Südafrika: In der Nacht auf Donnerstag hat sich der Ex-Präsident des Landes, Jacob Zuma, der Polizei gestellt. Er war vergangene Woche zu einer Haftstrafe von 15 Monaten verurteilt worden, weil er eine gerichtliche Vorladung ignoriert hatte. Gegen Zuma läuft derzeit ein Prozess wegen diverser Korruptionsvorwürfe.
Die Top-Storys
Der Tote von Tram 2. Ein Mann stirbt in einem Zürcher Tram und fährt sechs Stunden unbemerkt durch die Stadt. Wer war er? Und wie konnte das passieren? Die NZZ am Sonntag hat sich auf Spurensuche begeben.

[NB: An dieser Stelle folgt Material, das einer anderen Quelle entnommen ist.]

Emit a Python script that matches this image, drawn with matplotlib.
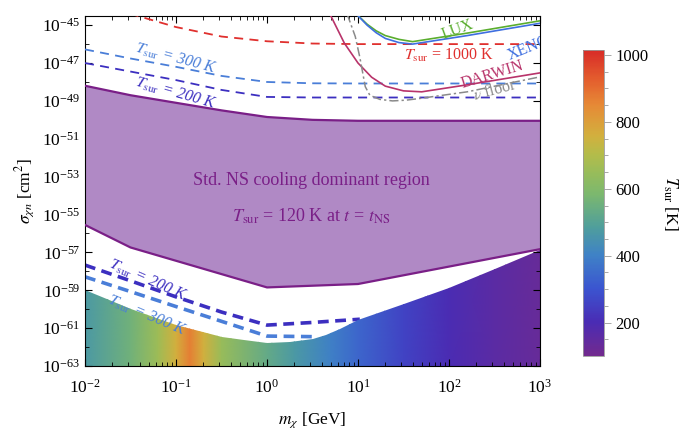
import numpy as np
import matplotlib
matplotlib.use('Agg')
import matplotlib.pyplot as plt
from matplotlib.colors import LinearSegmentedColormap, Normalize
from matplotlib.cm import ScalarMappable
from matplotlib.ticker import FixedLocator, NullFormatter, LogLocator

plt.rcParams['font.family'] = ['Liberation Serif', 'DejaVu Serif']
plt.rcParams['mathtext.fontset'] = 'stix'

# all curves given as log10(m / GeV) and log10(sigma / cm^2)

# standard NS cooling dominant region
std_top_lm = [-2, -1.5, -1, -0.5, 0, 0.5, 1, 2, 3]
std_top_ls = [-48.2, -48.7, -49.1, -49.5, -49.85, -50.0, -50.05, -50.05, -50.05]
std_bot_lm = [-2, -1.5, 0, 1, 3]
std_bot_ls = [-55.55, -56.74, -58.85, -58.67, -56.83]

# heated region (colour = T_sur)
heat_lm = [-2, -1.5, -1, -0.5, -0.25, 0, 0.25, 0.5, 0.65, 0.8, 1, 1.5, 2, 2.5, 3]
heat_ls = [-59.0, -60.0, -60.85, -61.45, -61.65, -61.78, -61.72, -61.58, -61.35, -61.07,
           -60.58, -59.7, -58.9, -57.9, -56.85]
temp_lm = [-2, -1.5, -1.2, -1.0, -0.85, -0.7, -0.5, 0, 0.3, 0.7, 1.0, 1.5, 2.0, 2.5, 3.0]
temp_K = [470, 560, 660, 760, 870, 760, 650, 530, 470, 400, 340, 260, 200, 160, 130]

# upper dashed curves
up_lm = [-2, -1.5, -1, -0.5, 0, 0.5, 1, 3]
t1000_up = [-43.6, -44.4, -45.1, -45.6, -45.85, -45.97, -46.0, -46.0]
t300_up = [-46.28, -46.76, -47.2, -47.68, -48.0, -48.07, -48.08, -48.08]
t200_up = [-47.0, -47.45, -47.9, -48.42, -48.79, -48.82, -48.82, -48.82]

# lower dashed curves
t200_lo_lm = [-2, -1.5, -1, -0.5, 0, 0.5, 1.02]
t200_lo_ls = [-57.67, -58.5, -59.35, -60.15, -60.84, -60.7, -60.53]
t300_lo_lm = [-2, -1.5, -1, -0.5, 0, 0.5]
t300_lo_ls = [-58.29, -59.07, -59.86, -60.64, -61.42, -61.45]

# direct detection limits
lux_lm = [0.98, 1.1, 1.2, 1.3, 1.45, 1.6, 2.2, 3.0]
lux_ls = [-44.4, -44.95, -45.3, -45.55, -45.75, -45.87, -45.42, -44.77]
xen_lm = [0.98, 1.1, 1.2, 1.3, 1.45, 1.6, 2.2, 3.0]
xen_ls = [-44.4, -45.0, -45.4, -45.7, -45.92, -46.0, -45.55, -44.9]
dar_lm = [0.69, 0.85, 1.0, 1.15, 1.3, 1.5, 1.7, 2.2, 3.0]
dar_ls = [-44.4, -45.95, -47.0, -47.75, -48.22, -48.47, -48.52, -48.15, -47.52]
nu_lm = [0.88, 0.97, 1.02, 1.08, 1.13, 1.24, 1.38, 1.53, 1.68, 2.2, 3.0]
nu_ls = [-44.4, -45.6, -46.7, -48.25, -48.7, -48.92, -49.0, -48.96, -48.87, -48.52, -47.73]

rainbow = LinearSegmentedColormap.from_list('mrainbow', [
    (0.0, '#722a8e'), (0.11, '#4a2cb4'), (0.22, '#3b55d0'), (0.33, '#3f82c6'),
    (0.42, '#4f9e9c'), (0.53, '#7cb86e'), (0.6, '#98bc5a'), (0.66, '#b4bc4a'),
    (0.72, '#d2b03e'), (0.82, '#e68a36'), (0.9, '#e4602e'), (1.0, '#d82c28')])
norm = Normalize(100, 1015)

def p(a):
    return 10.0 ** np.asarray(a)

fig = plt.figure(figsize=(6.79, 4.30), dpi=100)
ax = fig.add_axes([85 / 679, 1 - 366 / 430, 455 / 679, 350.3 / 430])
ax.set_xscale('log')
ax.set_yscale('log')

# heated region
clip = ax.fill_between(p(heat_lm), 1e-63, p(heat_ls), facecolor='none', edgecolor='none')
tx = p(temp_lm)
ty = np.array([1e-63, 1e-56])
tc = np.vstack([temp_K, temp_K])
mesh = ax.pcolormesh(tx, ty, tc, cmap=rainbow, norm=norm, shading='gouraud', zorder=1)
mesh.set_clip_path(clip.get_paths()[0], ax.transData)

# std cooling region
poly_x = np.concatenate([p(std_top_lm), p(std_bot_lm)[::-1]])
poly_y = np.concatenate([p(std_top_ls), p(std_bot_ls)[::-1]])
ax.fill(poly_x, poly_y, facecolor='#b089c5', edgecolor='none', zorder=2)
ax.plot(p(std_top_lm), p(std_top_ls), color='#7a1f87', lw=1.6, zorder=3)
ax.plot(p(std_bot_lm), p(std_bot_ls), color='#7a1f87', lw=1.6, zorder=3)

red = '#e0302e'
lblue = '#4a7ed8'
indigo = '#3c2fc0'
ax.plot(p(up_lm), p(t1000_up), color=red, lw=1.3, dashes=(5, 3.5), zorder=4)
ax.plot(p(up_lm), p(t300_up), color=lblue, lw=1.3, dashes=(5, 3.5), zorder=4)
ax.plot(p(up_lm), p(t200_up), color=indigo, lw=1.3, dashes=(5, 3.5), zorder=4)
ax.plot(p(t200_lo_lm), p(t200_lo_ls), color=indigo, lw=2.6, dashes=(3, 1.8), zorder=0.5)
ax.plot(p(t300_lo_lm), p(t300_lo_ls), color=lblue, lw=2.6, dashes=(3, 1.8), zorder=0.5)

ax.plot(p(lux_lm), p(lux_ls), color='#5aad2e', lw=1.2, zorder=4)
ax.plot(p(xen_lm), p(xen_ls), color='#3f6fe0', lw=1.2, zorder=4)
ax.plot(p(dar_lm), p(dar_ls), color='#b8336a', lw=1.2, zorder=4)
ax.plot(p(nu_lm), p(nu_ls), color='#8a8a8a', lw=1.1, dashes=(6, 2, 1.5, 2), zorder=4)

tfs = 11.5
ax.text(p(-1.01), p(-46.74), r'$T_{\rm sur}$ = 300 K', color=lblue, fontsize=tfs,
        rotation=-15, ha='center', va='center', style='italic', zorder=5)
ax.text(p(-1.01), p(-48.59), r'$T_{\rm sur}$ = 200 K', color=indigo, fontsize=tfs,
        rotation=-16, ha='center', va='center', style='italic', zorder=5)
ax.text(p(2.0), p(-46.6), r'$T_{\rm sur}$ = 1000 K', color=red, fontsize=tfs,
        ha='center', va='center', zorder=5)
ax.text(p(2.1), p(-45.26), 'LUX', color='#5aad2e', fontsize=tfs, rotation=20,
        ha='center', va='center', zorder=5)
ax.text(p(2.62), p(-46.1), 'XENON', color='#3f6fe0', fontsize=tfs, rotation=22,
        ha='left', va='center', clip_on=True, zorder=5)
ax.text(p(2.48), p(-47.64), 'DARWIN', color='#b8336a', fontsize=tfs, rotation=17,
        ha='center', va='center', zorder=5)
ax.text(p(2.5), p(-48.43), r'$\nu$ floor', color='#8a8a8a', fontsize=tfs, rotation=15,
        ha='center', va='center', zorder=5)
ax.text(p(-1.31), p(-58.46), r'$T_{\rm sur}$ = 200 K', color=indigo, fontsize=tfs,
        rotation=-24, ha='center', va='center', style='italic', zorder=5)
ax.text(p(-1.32), p(-60.31), r'$T_{\rm sur}$ = 300 K', color=lblue, fontsize=tfs,
        rotation=-23, ha='center', va='center', style='italic', zorder=5)

purple_txt = '#7a1f87'
ax.text(p(0.49), p(-53.22), 'Std. NS cooling dominant region', color=purple_txt,
        fontsize=13, ha='center', va='center', zorder=5)
ax.text(p(0.49), p(-55.12), r'$T_{\rm sur}$ = 120 K at $t$ = $t_{\rm NS}$', color=purple_txt,
        fontsize=13, ha='center', va='center', zorder=5)

ax.set_xlim(1e-2, 1e3)
ax.set_ylim(1e-63, 10 ** -44.5)
ax.xaxis.set_major_locator(FixedLocator(p(np.arange(-2, 4))))
ax.xaxis.set_minor_locator(LogLocator(base=10, subs=np.arange(2, 10), numticks=20))
ax.xaxis.set_minor_formatter(NullFormatter())
ax.yaxis.set_major_locator(FixedLocator(p(np.arange(-63, -44, 2))))
ax.yaxis.set_minor_locator(FixedLocator(p(np.arange(-62, -44, 2))))
ax.yaxis.set_minor_formatter(NullFormatter())
ax.tick_params(which='both', direction='in', top=True, right=True, labelsize=12.5)
ax.tick_params(which='major', length=5, width=0.8)
ax.tick_params(which='minor', length=3, width=0.6)
ax.tick_params(axis='x', which='major', pad=9)
ax.set_xlabel(r'$m_\chi$ [GeV]', fontsize=12.5, labelpad=10)
ax.set_ylabel(r'$\sigma_{\chi n}$ [cm$^2$]', fontsize=12.5, labelpad=4)

cax = fig.add_axes([583 / 679, 1 - 356 / 430, 20.6 / 679, 306 / 430])
cb = fig.colorbar(ScalarMappable(norm=norm, cmap=rainbow), cax=cax)
cb.set_ticks([200, 400, 600, 800, 1000])
cb.ax.yaxis.set_minor_locator(FixedLocator(np.arange(150, 1001, 50)))
cb.ax.tick_params(which='both', colors='#999999', labelcolor='black', labelsize=12, width=0.6)
cb.ax.tick_params(which='major', length=5)
cb.ax.tick_params(which='minor', length=3)
cb.outline.set_edgecolor('#999999')
cb.outline.set_linewidth(0.6)
cb.set_label(r'$T_{\rm sur}$ [K]', rotation=270, fontsize=12.5, labelpad=22)

fig.savefig('out.png', dpi=100)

Inselstaat versus Supermacht Taiwan ist de facto ein unabhängiger Staat. Peking akzeptiert das nicht. Die versuchte Einflussnahme aus China ist gewaltig. Arte zeigt in einer einstündigen Dokumentation, wie eine junge Generation computeraffiner Menschen in Taiwan dagegenhält.
Reha für Korrupte. Nicht nur verurteilten Gewaltverbrechern droht nach dem Knast ein Rückfall. Das haben die Behörden in Spanien erkannt. Und das, wie sie sagen, weltweit erste Rehabilitationsprogramm für Betrüger und Korrupte gestartet. Mit in Behandlung: der Schwiegersohn des früheren Königs.